It seems like your EoM for mass $M$ is not consistent with the coordinate direction you chose to describe the EoM of mass $m_2$?

Any chance you could try using Latex to format the math. It doesn't take much effort to learn it. It is so much easier to find\point out any errors.

LaTeX Guide

 

[erobz]

Hmm, well here's almost the rest of the math. Why shouldn't g be there?

Do the units make sense? You are subtracting a force from a mass in the denominator. Thats generally an indication something has gone haywire.

 

[kuruman]

M = (m2*m1)/(4*m2-g*m1) = 0,32kg

I got the same expression without the g for the reason already explained. The error is between the two steps below

So i solved for
2*a(m1) = -(a(M)+a(m2)), and so i found expression for a(M,m2)
2*a(m1) =-(g-(T2/M) + g-(T2/m2))

The right-hand side of the bottom equation has dimensions of force but the left hand side has dimensions of acceleration. check your substitution from the top to the bottom equation.

 

[Erdi]

LaTeX Guide

I could replace this with another expression. I see what you mean
So i solved for
2*a(m1) = -(a(M)+a(m2)), and so i found expression for a(M,m2)
2*a(m1) =-(g-(T2/M) + g-(T2/m2))

Replacement:
2*a(m1) =-(2g-(T1/2) * ((1/M) + (1/m2)), T1 = m1g - m1a
2*a(m1) = -(2*g - (m1/2) * (g-a(m1)) * ((1/M)+(1/m2))

 

[Erdi]

I got the same expression without the g for the reason already explained. The error is between the two steps below

The right-hand side of the bottom equation has dimensions of force but the left hand side has dimensions of acceleration. check your substitution from the top to the bottom equation.

I messed up on the solve for M part,
So i got M = 0.1333kg
ANy chance you solved for M with the values and got the same?

 

[kuruman]

2*a(m1) = -(2*g - (m1/2) * (g-a(m1)) * ((1/M)+(1/m2))

This looks wrong, again for dimensional reasons. Look at the term (g-a(m1)). You have an acceleration, g, from which you subtract a force , a(m1). If by a(m1) you mean "acceleration as a function of m1" then it is dimensionally correct, but the acceleration is not a function of m1 because m1 is fixed at 0.5 kg.

ANy chance you solved for M with the values and got the same?

I solved for for M and got $M=\dfrac{2}{15}~$kg. What do you get when you divide 2 by 15?

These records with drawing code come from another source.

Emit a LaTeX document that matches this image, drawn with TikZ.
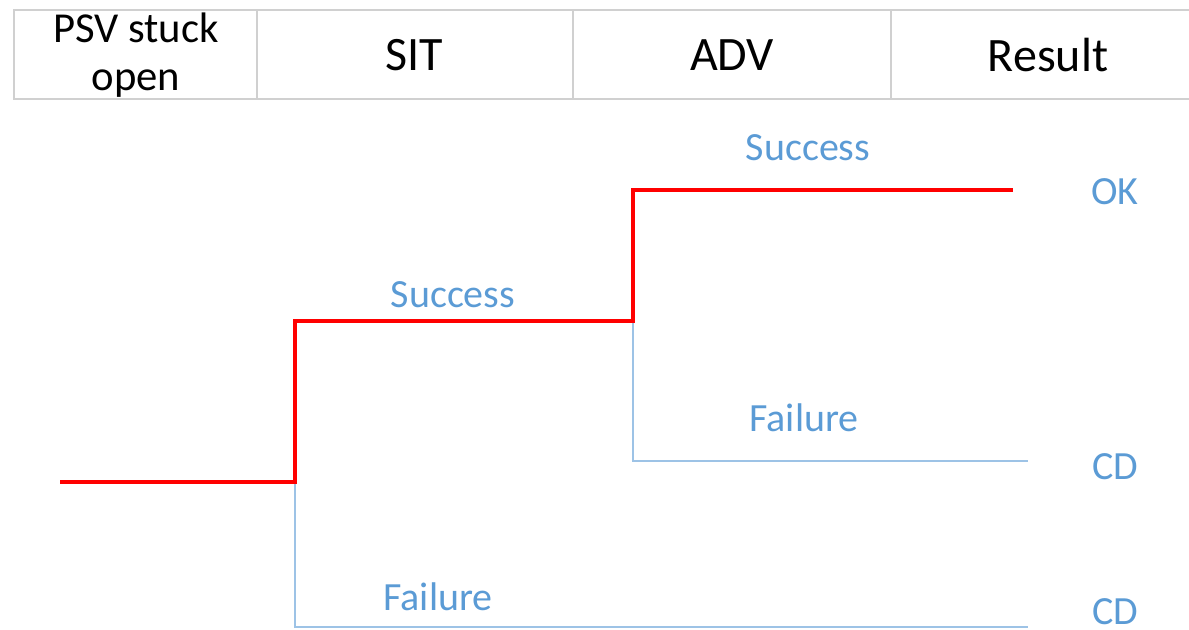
\documentclass[tikz,border=0pt]{standalone}
\usepackage{fontspec}
\setmainfont{Carlito}
\definecolor{gridgray}{HTML}{D0D0D0}
\definecolor{branchblue}{HTML}{9DC3E6}
\definecolor{labelblue}{HTML}{5B9BD5}
\definecolor{pathred}{HTML}{FF0000}
\tikzset{
  headtxt/.style={font=\fontsize{36}{38}\selectfont, text=black, align=center, inner sep=0pt},
  brlabel/.style={font=\fontsize{30}{32}\selectfont, text=labelblue, inner sep=0pt},
  gridline/.style={draw=gridgray, line width=1.5pt},
  branch/.style={draw=branchblue, line width=1.8pt},
  critpath/.style={draw=pathred, line width=3pt, line join=miter},
}
\begin{document}
\begin{tikzpicture}[x=0.75pt, y=-0.75pt]
\useasboundingbox (0,0) rectangle (1189,630);

% header grid
\draw[gridline] (1189,10) -- (14,10) -- (14,99) -- (1189,99);
\draw[gridline] (257,10) -- (257,99);
\draw[gridline] (573,10) -- (573,99);
\draw[gridline] (891,10) -- (891,99);

\node[headtxt, font=\fontsize{32}{36}\selectfont] (hpsv) at (136,55) {PSV stuck\\open};
\node[headtxt] (hsit) at (414,55) {SIT};
\node[headtxt] (hadv) at (732,55) {ADV};
\node[headtxt] (hres) at (1048,55) {Result};

% branch points
\coordinate (init) at (60,482);
\coordinate (sitA) at (295,482);
\coordinate (sitS) at (295,321);
\coordinate (sitF) at (295,627);
\coordinate (advA) at (633,321);
\coordinate (advS) at (633,190);
\coordinate (advF) at (633,461);
\coordinate (endOK) at (1013,190);
\coordinate (endCD1) at (1028,461);
\coordinate (endCD2) at (1028,627);

% failure branches
\draw[branch] (sitA) -- (sitF) -- (endCD2);
\draw[branch] (advA) -- (advF) -- (endCD1);

% success path
\draw[critpath] (init) -- (sitA) -- (sitS) -- (advA) -- (advS) -- (endOK);

% labels
\node[brlabel] (lsitS) at (453,295) {Success};
\node[brlabel] (lsitF) at (438,597) {Failure};
\node[brlabel] (ladvS) at (808,148) {Success};
\node[brlabel] (ladvF) at (804,418) {Failure};
\node[brlabel] (rok) at (1115,192) {OK};
\node[brlabel] (rcd1) at (1115,467) {CD};
\node[brlabel] (rcd2) at (1115,612) {CD};
\end{tikzpicture}
\end{document}
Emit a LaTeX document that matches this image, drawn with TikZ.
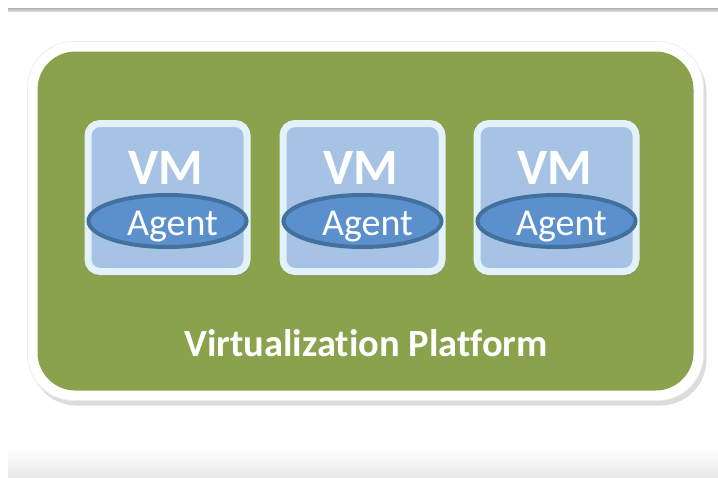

Maybe you got the answer but do you feel good about it?

 

[Erdi]

This looks wrong, again for dimensional reasons. Look at the term (g-a(m1)). You have an acceleration, g, from which you subtract a force , a(m1). If by a(m1) you mean "acceleration as a function of m1" then it is dimensionally correct, but the acceleration is not a function of m1 because m1 is fixed at 0.5 kg.

I solved for for M and got $M=\dfrac{2}{15}~$kg. What do you get when you divide 2 by 15?

Maybe you got the answer but do you feel good about it?

Hey! yeah i got 2/15 that is equal to 0.1333kg. Its my confusing writing on here that is the problem. I DO NOT mean function or force when i wrote a(m1). I don't know how to write a small the subscript. But i mean acceleration for m1 that is zero!

 

[erobz]

A good follow up to test your own understanding might be: What is the acceleration $a_2$ of mass $m_2$ as a function of $m_1,m_2,M$ with respect to a stationary frame?

 

[hutchphd]

Hey! yeah i got 2/15 that is equal to 0.1333kg. Its my confusing writing on here that is the problem. I DO NOT mean function or force when i wrote a(m1). I don't know how to write a small the subscript. But i mean acceleration for m1 that is zero!

If you wish coherent conversation on this venue learn LaTex. There is a built-in guide below. If you choose not to bother, we (I at least) will likely choose not to answer ! (Also it is a useful technical skill )

 

[Erdi]

Yes a couple People on here have mentioned LaTex. So i think i Will look into it.

 

[Erdi]

A good follow up to test your own understanding might be: What is the acceleration $a_2$ of mass $m_2$ as a function of $m_1,m_2,M$ with respect to a stationary frame?

Okai, i Will try to solve that little later today.

 

[erobz]

Okai, i Will try to solve that little later today.

No rush, its currently challenging my understanding too (open mouth-insert foot)!

 

[hutchphd]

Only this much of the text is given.